TASK PROMPT –
Return exactly, please, the lines that run from the line with "Recreate this image" to the line with "-0.072, -0.076, -0.080]", ends included, and omit all pictures.

***** SUPPLIED MATERIAL

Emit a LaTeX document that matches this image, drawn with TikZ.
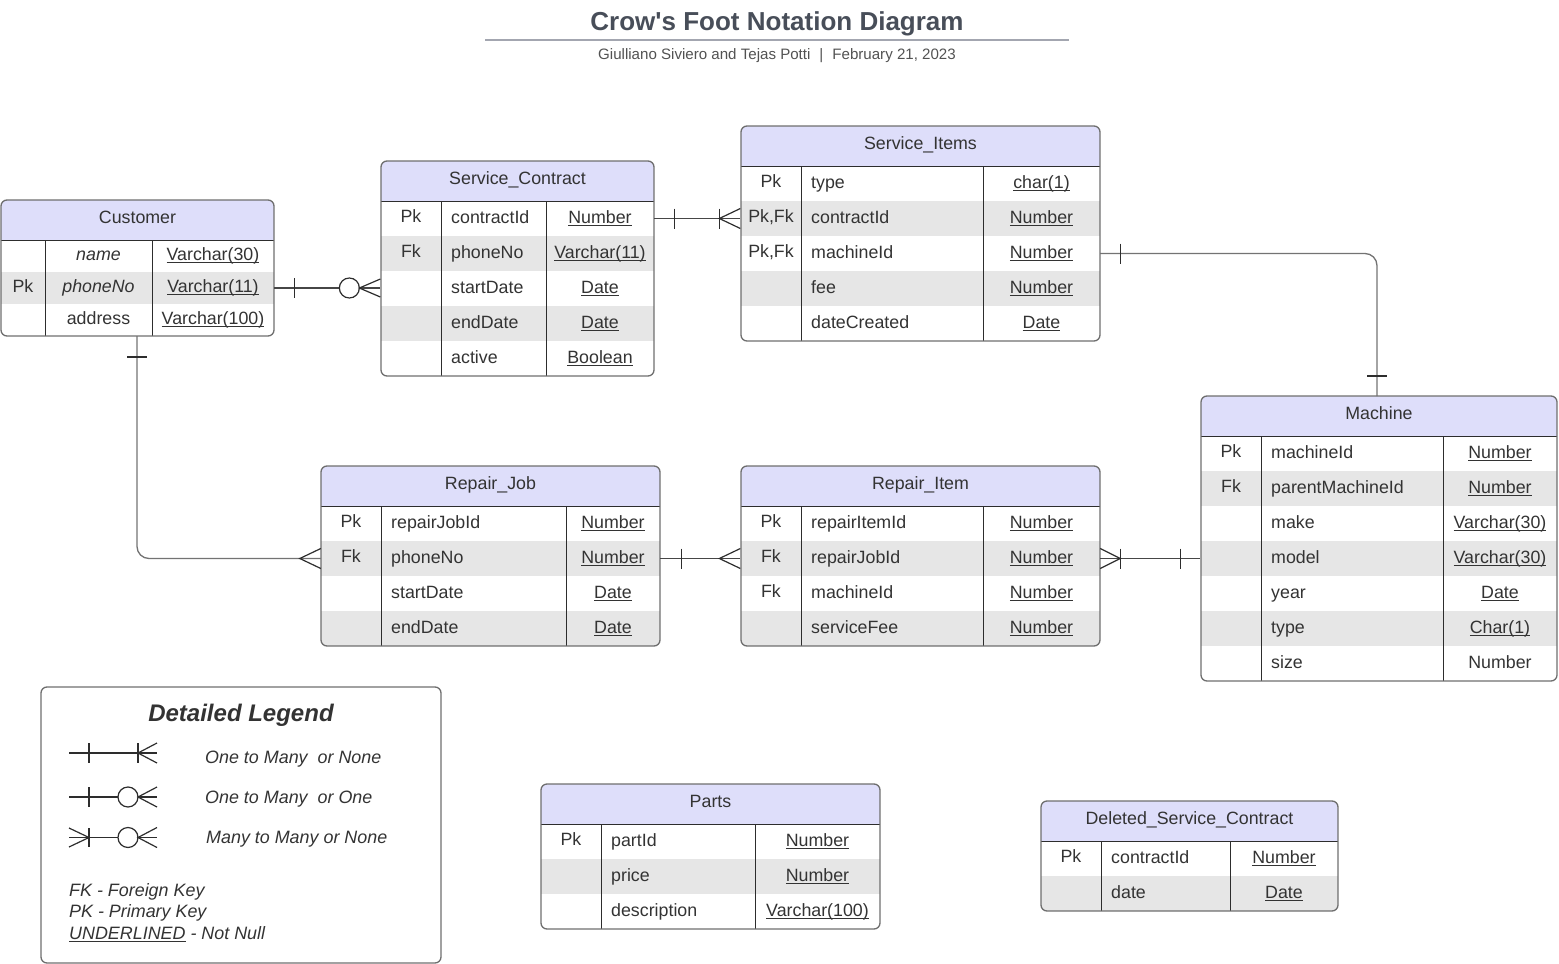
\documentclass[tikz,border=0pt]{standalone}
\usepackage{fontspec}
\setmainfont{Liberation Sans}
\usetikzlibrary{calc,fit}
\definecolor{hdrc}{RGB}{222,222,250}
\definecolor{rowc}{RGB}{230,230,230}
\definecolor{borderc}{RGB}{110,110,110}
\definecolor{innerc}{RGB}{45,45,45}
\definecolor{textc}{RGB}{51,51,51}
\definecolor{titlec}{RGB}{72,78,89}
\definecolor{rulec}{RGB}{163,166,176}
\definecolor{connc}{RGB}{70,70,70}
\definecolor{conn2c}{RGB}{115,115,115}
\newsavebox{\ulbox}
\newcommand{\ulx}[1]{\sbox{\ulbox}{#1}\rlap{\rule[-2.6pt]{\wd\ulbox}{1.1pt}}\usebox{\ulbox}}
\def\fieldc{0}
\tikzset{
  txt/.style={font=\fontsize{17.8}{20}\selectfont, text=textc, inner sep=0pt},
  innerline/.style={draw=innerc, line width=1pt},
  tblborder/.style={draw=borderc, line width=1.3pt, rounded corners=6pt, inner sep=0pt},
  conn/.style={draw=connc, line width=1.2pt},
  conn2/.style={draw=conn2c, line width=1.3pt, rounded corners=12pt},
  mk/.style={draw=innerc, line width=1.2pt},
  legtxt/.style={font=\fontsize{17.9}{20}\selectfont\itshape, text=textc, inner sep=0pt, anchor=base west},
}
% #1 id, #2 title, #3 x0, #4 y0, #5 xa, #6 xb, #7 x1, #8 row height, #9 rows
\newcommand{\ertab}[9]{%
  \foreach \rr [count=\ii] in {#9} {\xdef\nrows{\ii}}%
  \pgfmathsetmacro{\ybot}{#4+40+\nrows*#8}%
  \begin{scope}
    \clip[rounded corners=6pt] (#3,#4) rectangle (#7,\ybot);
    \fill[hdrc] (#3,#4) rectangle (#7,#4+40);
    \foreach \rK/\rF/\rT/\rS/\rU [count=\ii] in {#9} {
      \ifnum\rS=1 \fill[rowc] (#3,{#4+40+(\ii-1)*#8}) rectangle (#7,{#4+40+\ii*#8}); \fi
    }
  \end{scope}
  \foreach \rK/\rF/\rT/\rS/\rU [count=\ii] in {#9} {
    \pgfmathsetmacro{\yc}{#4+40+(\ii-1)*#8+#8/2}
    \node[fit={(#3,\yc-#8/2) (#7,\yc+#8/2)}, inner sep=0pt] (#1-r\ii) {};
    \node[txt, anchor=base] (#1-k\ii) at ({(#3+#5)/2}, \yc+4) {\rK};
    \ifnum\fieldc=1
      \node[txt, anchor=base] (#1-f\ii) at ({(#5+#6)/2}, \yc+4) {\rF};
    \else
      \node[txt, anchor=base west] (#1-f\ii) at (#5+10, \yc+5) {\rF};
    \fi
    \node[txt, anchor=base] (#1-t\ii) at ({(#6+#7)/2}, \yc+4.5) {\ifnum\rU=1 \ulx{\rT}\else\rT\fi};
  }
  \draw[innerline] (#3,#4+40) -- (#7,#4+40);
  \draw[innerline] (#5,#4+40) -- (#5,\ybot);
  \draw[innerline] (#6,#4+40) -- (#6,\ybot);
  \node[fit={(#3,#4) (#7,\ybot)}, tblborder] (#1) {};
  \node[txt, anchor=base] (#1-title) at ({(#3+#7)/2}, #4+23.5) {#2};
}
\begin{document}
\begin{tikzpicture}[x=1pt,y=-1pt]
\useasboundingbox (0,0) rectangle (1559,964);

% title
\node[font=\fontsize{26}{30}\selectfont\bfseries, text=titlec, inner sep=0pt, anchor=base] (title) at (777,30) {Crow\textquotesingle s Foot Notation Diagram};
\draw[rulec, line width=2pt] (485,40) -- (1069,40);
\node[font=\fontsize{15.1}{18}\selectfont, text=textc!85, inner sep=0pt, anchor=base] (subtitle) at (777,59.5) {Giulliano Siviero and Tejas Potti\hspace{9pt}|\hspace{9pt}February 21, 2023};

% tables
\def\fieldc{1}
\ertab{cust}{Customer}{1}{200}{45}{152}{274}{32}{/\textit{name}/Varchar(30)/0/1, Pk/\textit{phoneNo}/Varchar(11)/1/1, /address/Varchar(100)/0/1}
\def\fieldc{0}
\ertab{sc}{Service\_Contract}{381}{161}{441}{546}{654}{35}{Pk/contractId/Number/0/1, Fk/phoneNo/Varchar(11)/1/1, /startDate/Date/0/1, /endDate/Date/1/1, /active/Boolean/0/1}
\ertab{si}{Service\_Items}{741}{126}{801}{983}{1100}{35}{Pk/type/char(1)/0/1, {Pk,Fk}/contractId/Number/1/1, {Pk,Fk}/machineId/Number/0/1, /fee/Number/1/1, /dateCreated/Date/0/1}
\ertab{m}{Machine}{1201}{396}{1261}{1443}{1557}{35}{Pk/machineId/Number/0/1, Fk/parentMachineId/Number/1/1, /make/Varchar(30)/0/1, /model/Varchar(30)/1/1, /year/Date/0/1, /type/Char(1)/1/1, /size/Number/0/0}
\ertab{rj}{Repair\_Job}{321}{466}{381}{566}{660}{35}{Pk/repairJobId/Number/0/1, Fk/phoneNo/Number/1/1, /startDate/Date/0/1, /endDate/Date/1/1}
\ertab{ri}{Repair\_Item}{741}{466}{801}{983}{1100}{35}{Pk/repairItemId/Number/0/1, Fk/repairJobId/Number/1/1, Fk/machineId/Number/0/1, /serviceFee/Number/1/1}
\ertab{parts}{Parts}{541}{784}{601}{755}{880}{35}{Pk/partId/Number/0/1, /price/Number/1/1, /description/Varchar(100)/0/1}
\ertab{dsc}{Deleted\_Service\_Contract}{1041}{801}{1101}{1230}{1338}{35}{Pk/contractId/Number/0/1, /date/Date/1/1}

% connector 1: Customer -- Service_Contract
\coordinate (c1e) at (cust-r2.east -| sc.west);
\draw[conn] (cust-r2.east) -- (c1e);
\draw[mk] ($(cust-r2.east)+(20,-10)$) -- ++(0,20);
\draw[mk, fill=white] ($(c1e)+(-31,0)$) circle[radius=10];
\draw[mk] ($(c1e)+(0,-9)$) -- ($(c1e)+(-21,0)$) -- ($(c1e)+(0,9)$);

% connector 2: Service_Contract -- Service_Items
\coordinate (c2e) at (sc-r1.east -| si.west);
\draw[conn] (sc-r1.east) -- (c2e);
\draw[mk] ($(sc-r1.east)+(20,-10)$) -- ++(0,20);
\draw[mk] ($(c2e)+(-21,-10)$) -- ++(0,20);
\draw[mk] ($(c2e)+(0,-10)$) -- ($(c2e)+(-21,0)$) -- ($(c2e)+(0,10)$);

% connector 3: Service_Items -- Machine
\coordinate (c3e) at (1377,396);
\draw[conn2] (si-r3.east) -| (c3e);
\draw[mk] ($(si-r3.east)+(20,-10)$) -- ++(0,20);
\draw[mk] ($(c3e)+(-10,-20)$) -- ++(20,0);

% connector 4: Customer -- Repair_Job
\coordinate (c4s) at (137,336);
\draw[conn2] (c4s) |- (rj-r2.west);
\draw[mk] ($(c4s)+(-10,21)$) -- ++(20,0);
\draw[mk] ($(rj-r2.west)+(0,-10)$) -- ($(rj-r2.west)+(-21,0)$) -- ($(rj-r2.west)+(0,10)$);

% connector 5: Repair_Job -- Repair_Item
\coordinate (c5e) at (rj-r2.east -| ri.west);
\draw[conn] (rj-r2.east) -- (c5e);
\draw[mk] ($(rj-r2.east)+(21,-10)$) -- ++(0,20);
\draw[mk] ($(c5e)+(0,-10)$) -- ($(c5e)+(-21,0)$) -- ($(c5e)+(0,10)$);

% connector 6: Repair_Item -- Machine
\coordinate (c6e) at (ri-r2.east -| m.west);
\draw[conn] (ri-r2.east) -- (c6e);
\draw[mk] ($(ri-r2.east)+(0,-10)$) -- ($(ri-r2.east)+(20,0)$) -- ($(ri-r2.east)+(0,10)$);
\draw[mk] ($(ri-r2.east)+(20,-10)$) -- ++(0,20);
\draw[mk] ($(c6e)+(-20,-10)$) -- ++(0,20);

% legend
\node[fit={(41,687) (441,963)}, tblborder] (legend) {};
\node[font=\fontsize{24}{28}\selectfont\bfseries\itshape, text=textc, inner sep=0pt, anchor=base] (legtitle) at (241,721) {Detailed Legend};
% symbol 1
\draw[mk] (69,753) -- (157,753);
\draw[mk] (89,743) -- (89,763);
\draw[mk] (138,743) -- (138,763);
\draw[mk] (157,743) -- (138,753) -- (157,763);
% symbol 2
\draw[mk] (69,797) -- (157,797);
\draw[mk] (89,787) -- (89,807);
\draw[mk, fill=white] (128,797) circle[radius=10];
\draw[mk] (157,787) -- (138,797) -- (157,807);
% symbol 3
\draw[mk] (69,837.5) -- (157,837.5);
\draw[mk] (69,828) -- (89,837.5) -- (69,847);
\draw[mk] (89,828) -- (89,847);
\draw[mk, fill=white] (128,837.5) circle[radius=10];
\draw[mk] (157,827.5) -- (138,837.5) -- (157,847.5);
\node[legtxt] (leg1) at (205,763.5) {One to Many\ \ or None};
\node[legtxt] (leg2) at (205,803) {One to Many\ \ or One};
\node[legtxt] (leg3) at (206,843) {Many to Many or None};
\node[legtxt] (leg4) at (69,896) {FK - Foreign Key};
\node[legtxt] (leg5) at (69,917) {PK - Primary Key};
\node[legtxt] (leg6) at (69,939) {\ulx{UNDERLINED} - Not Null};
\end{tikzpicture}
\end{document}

**********
***** SUPPLIED MATERIAL

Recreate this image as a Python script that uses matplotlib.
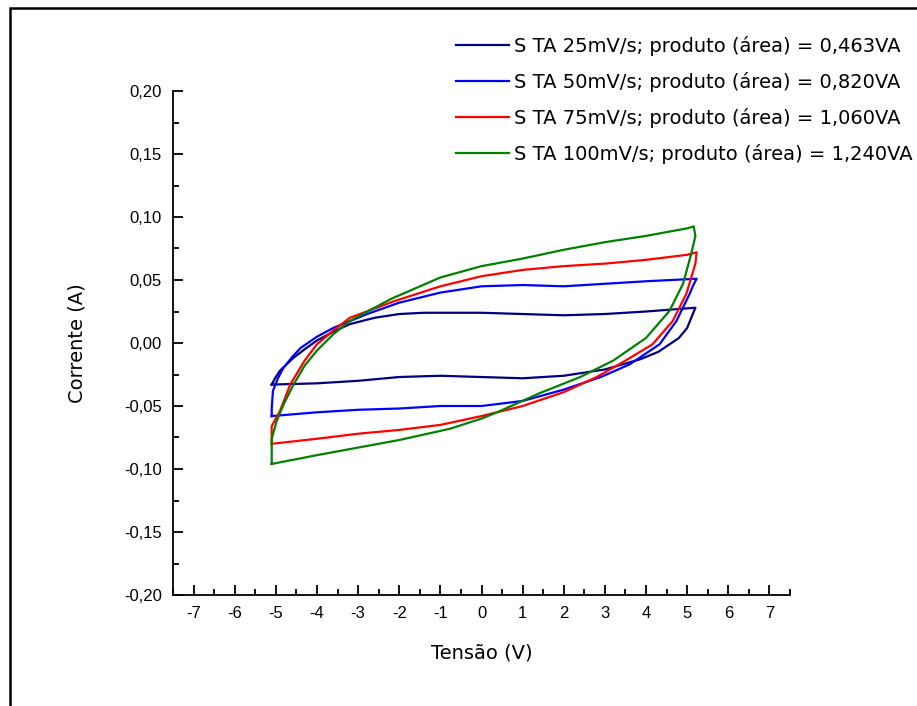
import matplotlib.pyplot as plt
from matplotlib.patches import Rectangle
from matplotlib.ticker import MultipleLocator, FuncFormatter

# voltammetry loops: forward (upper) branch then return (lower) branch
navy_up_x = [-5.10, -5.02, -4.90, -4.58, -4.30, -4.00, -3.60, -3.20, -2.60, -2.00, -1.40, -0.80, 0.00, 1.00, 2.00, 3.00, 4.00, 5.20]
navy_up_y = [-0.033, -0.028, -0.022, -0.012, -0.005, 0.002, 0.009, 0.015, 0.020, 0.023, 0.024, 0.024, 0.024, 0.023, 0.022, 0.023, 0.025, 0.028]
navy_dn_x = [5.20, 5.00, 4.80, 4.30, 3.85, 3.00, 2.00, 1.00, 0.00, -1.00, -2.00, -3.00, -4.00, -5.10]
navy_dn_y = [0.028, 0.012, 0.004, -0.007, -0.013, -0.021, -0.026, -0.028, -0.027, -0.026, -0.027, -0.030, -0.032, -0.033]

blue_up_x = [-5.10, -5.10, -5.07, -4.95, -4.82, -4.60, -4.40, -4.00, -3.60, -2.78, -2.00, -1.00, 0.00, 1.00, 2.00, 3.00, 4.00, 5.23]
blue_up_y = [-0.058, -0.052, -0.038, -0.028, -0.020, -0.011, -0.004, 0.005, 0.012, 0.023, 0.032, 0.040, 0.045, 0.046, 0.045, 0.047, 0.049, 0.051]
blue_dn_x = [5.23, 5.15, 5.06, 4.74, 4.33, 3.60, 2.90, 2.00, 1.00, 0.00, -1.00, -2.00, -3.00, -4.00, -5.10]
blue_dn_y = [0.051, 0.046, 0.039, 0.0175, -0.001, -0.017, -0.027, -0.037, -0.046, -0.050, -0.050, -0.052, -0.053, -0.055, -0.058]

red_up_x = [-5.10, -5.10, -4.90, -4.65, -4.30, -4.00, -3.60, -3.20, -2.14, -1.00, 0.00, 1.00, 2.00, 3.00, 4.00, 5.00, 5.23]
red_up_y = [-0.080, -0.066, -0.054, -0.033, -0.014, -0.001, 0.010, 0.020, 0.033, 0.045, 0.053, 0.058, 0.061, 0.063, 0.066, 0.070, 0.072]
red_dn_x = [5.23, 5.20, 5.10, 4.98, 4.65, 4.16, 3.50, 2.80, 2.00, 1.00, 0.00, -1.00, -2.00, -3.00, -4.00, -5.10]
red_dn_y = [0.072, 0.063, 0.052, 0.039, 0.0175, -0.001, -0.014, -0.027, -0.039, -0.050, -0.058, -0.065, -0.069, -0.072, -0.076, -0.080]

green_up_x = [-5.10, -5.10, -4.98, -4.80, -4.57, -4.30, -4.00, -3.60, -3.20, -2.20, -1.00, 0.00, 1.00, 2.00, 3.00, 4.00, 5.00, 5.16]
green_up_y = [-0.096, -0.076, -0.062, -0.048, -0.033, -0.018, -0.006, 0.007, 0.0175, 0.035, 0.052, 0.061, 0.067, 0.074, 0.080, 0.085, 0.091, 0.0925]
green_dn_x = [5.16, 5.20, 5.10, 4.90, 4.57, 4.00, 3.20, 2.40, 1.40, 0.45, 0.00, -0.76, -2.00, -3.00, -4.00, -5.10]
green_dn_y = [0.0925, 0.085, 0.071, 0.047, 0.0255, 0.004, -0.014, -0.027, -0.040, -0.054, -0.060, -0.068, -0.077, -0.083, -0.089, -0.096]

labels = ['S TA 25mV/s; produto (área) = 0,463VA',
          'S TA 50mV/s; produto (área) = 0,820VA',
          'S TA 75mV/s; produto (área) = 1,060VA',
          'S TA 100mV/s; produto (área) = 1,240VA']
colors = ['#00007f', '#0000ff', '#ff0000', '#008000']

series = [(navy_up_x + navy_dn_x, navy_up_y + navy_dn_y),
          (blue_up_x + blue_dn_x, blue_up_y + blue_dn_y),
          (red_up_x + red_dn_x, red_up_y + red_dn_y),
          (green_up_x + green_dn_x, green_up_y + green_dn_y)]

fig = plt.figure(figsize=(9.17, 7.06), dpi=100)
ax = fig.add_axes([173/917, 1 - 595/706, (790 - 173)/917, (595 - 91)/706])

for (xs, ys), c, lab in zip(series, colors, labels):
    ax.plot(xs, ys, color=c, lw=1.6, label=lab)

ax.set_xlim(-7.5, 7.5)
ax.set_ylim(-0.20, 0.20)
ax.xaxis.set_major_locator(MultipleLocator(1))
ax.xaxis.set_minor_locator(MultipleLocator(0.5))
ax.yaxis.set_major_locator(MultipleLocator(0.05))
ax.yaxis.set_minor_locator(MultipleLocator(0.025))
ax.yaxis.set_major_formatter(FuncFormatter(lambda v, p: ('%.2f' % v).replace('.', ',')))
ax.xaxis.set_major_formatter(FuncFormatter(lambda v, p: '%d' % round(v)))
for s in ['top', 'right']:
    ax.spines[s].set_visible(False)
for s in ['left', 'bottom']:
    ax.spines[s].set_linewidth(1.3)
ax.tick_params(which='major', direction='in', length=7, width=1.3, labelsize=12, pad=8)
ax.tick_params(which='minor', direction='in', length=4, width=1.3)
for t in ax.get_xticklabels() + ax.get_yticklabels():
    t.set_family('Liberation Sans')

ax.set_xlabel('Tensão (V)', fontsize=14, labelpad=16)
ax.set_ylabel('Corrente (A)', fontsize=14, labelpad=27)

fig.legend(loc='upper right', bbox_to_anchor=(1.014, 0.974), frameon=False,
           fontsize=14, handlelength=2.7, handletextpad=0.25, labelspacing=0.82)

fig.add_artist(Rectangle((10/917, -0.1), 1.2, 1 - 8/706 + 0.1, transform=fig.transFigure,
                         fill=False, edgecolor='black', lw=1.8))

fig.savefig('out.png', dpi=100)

**********
***** SUPPLIED MATERIAL

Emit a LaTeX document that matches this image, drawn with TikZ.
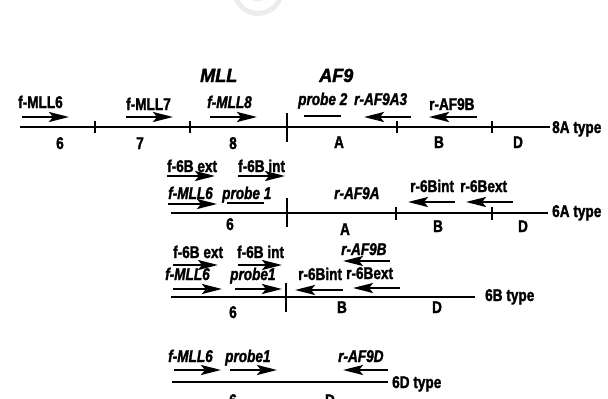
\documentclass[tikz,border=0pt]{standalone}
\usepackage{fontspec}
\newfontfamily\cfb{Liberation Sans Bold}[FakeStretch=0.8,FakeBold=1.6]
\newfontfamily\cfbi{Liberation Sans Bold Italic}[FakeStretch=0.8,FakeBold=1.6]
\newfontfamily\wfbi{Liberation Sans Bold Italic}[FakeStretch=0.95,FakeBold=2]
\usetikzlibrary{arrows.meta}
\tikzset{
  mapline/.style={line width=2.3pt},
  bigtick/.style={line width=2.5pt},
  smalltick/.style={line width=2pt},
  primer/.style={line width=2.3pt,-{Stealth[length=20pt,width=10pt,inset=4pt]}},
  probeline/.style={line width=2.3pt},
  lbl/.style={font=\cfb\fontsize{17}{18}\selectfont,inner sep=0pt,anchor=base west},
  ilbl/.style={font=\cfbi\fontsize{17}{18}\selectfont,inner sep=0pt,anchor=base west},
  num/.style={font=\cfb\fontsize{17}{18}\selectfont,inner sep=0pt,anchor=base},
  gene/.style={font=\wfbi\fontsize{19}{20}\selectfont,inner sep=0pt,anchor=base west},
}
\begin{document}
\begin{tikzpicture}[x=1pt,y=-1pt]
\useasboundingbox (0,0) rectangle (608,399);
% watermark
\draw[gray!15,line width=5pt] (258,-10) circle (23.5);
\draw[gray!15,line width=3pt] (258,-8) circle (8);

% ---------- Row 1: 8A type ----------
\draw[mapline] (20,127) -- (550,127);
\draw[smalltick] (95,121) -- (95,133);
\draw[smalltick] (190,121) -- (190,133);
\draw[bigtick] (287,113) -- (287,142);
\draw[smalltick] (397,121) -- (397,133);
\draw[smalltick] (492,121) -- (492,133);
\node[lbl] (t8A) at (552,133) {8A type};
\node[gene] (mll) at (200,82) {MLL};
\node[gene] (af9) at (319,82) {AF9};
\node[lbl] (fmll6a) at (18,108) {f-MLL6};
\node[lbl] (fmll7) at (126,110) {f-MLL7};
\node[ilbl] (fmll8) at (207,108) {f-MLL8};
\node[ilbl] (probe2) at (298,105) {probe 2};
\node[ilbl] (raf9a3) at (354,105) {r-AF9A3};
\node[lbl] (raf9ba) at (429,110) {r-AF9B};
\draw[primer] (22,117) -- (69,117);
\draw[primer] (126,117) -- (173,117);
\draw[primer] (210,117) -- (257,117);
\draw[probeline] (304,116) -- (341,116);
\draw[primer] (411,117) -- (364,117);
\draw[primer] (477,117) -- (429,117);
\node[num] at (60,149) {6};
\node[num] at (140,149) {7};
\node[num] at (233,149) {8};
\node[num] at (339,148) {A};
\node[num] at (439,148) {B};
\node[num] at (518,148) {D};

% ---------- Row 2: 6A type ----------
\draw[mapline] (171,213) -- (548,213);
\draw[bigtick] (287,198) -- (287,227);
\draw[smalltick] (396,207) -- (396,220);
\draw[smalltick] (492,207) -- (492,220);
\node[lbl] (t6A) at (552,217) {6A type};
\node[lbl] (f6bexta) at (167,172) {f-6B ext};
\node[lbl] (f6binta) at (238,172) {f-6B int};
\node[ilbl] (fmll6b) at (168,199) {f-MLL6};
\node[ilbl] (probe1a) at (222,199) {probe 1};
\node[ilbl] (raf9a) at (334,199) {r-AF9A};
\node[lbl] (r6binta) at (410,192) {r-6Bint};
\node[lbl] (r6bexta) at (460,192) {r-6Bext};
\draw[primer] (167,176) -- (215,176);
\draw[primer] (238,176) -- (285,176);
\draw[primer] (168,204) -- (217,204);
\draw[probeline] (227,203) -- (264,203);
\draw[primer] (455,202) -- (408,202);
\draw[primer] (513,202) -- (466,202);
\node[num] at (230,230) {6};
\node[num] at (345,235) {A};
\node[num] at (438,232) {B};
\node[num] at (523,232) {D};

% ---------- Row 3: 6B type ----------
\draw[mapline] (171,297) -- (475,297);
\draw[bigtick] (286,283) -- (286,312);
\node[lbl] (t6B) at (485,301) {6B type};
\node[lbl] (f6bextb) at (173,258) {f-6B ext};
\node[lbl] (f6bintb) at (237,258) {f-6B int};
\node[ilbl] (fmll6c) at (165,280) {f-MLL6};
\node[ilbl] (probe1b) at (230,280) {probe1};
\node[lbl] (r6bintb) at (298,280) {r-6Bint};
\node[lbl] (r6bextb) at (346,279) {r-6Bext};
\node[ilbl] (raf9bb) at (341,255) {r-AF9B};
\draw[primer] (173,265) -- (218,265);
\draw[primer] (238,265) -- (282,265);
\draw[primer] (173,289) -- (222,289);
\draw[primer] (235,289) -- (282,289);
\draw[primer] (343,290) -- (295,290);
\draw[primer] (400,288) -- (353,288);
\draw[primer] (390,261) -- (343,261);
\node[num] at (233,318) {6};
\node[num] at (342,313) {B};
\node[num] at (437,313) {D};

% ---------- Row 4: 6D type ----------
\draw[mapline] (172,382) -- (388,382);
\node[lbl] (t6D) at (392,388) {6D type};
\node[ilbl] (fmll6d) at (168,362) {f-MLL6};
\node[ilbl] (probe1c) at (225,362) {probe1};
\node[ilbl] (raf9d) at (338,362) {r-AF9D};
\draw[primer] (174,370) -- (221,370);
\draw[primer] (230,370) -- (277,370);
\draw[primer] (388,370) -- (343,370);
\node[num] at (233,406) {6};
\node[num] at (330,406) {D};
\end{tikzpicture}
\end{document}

**********

ANSWER TO THE PROBLEM –
Recreate this image as a Python script that uses matplotlib.
import matplotlib.pyplot as plt
from matplotlib.patches import Rectangle
from matplotlib.ticker import MultipleLocator, FuncFormatter

# voltammetry loops: forward (upper) branch then return (lower) branch
navy_up_x = [-5.10, -5.02, -4.90, -4.58, -4.30, -4.00, -3.60, -3.20, -2.60, -2.00, -1.40, -0.80, 0.00, 1.00, 2.00, 3.00, 4.00, 5.20]
navy_up_y = [-0.033, -0.028, -0.022, -0.012, -0.005, 0.002, 0.009, 0.015, 0.020, 0.023, 0.024, 0.024, 0.024, 0.023, 0.022, 0.023, 0.025, 0.028]
navy_dn_x = [5.20, 5.00, 4.80, 4.30, 3.85, 3.00, 2.00, 1.00, 0.00, -1.00, -2.00, -3.00, -4.00, -5.10]
navy_dn_y = [0.028, 0.012, 0.004, -0.007, -0.013, -0.021, -0.026, -0.028, -0.027, -0.026, -0.027, -0.030, -0.032, -0.033]

blue_up_x = [-5.10, -5.10, -5.07, -4.95, -4.82, -4.60, -4.40, -4.00, -3.60, -2.78, -2.00, -1.00, 0.00, 1.00, 2.00, 3.00, 4.00, 5.23]
blue_up_y = [-0.058, -0.052, -0.038, -0.028, -0.020, -0.011, -0.004, 0.005, 0.012, 0.023, 0.032, 0.040, 0.045, 0.046, 0.045, 0.047, 0.049, 0.051]
blue_dn_x = [5.23, 5.15, 5.06, 4.74, 4.33, 3.60, 2.90, 2.00, 1.00, 0.00, -1.00, -2.00, -3.00, -4.00, -5.10]
blue_dn_y = [0.051, 0.046, 0.039, 0.0175, -0.001, -0.017, -0.027, -0.037, -0.046, -0.050, -0.050, -0.052, -0.053, -0.055, -0.058]

red_up_x = [-5.10, -5.10, -4.90, -4.65, -4.30, -4.00, -3.60, -3.20, -2.14, -1.00, 0.00, 1.00, 2.00, 3.00, 4.00, 5.00, 5.23]
red_up_y = [-0.080, -0.066, -0.054, -0.033, -0.014, -0.001, 0.010, 0.020, 0.033, 0.045, 0.053, 0.058, 0.061, 0.063, 0.066, 0.070, 0.072]
red_dn_x = [5.23, 5.20, 5.10, 4.98, 4.65, 4.16, 3.50, 2.80, 2.00, 1.00, 0.00, -1.00, -2.00, -3.00, -4.00, -5.10]
red_dn_y = [0.072, 0.063, 0.052, 0.039, 0.0175, -0.001, -0.014, -0.027, -0.039, -0.050, -0.058, -0.065, -0.069, -0.072, -0.076, -0.080]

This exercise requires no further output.